Commercial property transactions totaled NT$9.1 billion (US$292.9 million) in the second quarter, falling 69 percent from a year earlier and 24 percent from the first quarter, as a new property tax weighed on the market, brokers said yesterday.
“The property market apparently has yet to hit bottom, although the new property tax has settled,” said Gordon Kao (高銘頂), general manager at Savills Taiwan Ltd, the local branch of a British property consultancy.
Kao voiced concern that the local commercial property market could further deteriorate with the impending imposition of new income taxes on property gains starting next year.
The new integrated house and land sales tax requires foreign property investors to pay income taxes of between 35 and 45 percent on gains from property transactions, depending on the length of holding period, much higher than that in Japan, Hong Kong, the UK and Australia, Kao said.

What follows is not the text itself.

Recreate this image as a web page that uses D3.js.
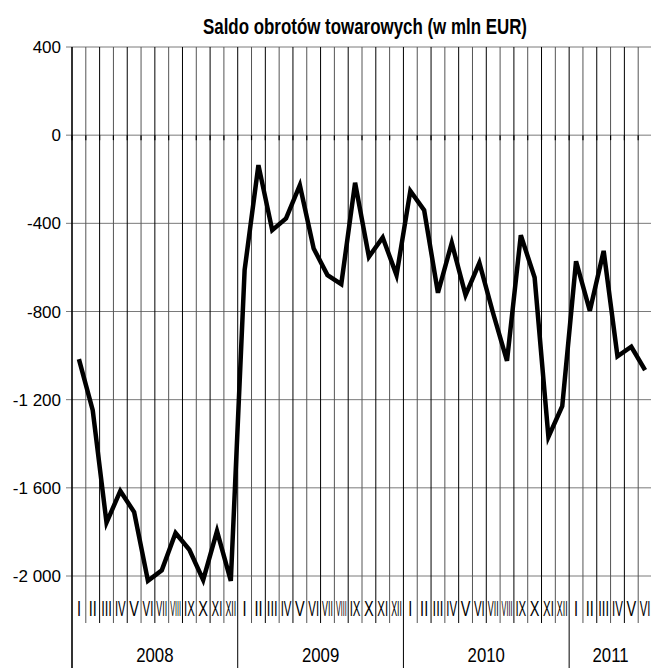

The heavy tax burden could make commercial properties in Taiwan less attractive and the local market could become increasingly marginalized, Kao said, adding that soaring property prices have already squeezed rental yields.
As a result, self-occupancy purchases drove transactions during the April-to-June period, with factory office and buildings accounting for 85 percent of total transactions, Savills Taiwan said.
Advanced Semiconductor Engineering Inc (ASE, 日月光半導體), the world’s largest chip testing and packaging service provider, acquired a new factory from an affiliated developer for NT$2.47 billion (US$79.5 million), making it the largest property deal last quarter.
Domestic life insurers, the major players for commercial properties, stayed on the sidelines, constrained by the minimum yield requirement of 2.875 percent, Savills Taiwan said.
The only exception was China Life Insurance Co’s (中國人壽) purchase of factory space in Taipei’s Nangang District (南港) for NT$460 million, the broker said.
China Life’s peers, such as Shin Kong Life Insurance Co (新光人壽) and Nan Shan Life Insurance Co (南山人壽), opted to buy undeveloped plots of land that are to be turned into office space.
Buying interest for office space remained low last quarter, as companies chose to lease rather than own, given high prices and risks that they could take a downturn going forward, said CB Richard Ellis Ltd (CBRE) Taiwan, the local office of a US property consultancy.
Commercial property transactions could retreat below the NT$60 billion level this year, the lowest since the global financial crisis in 2008, CBRE Taiwan managing director Joseph Lin (林俊銘) said.
On the other hand, property fund outflows might accelerate in the second half after hitting NT$42.7 billion in the first half, Lin said.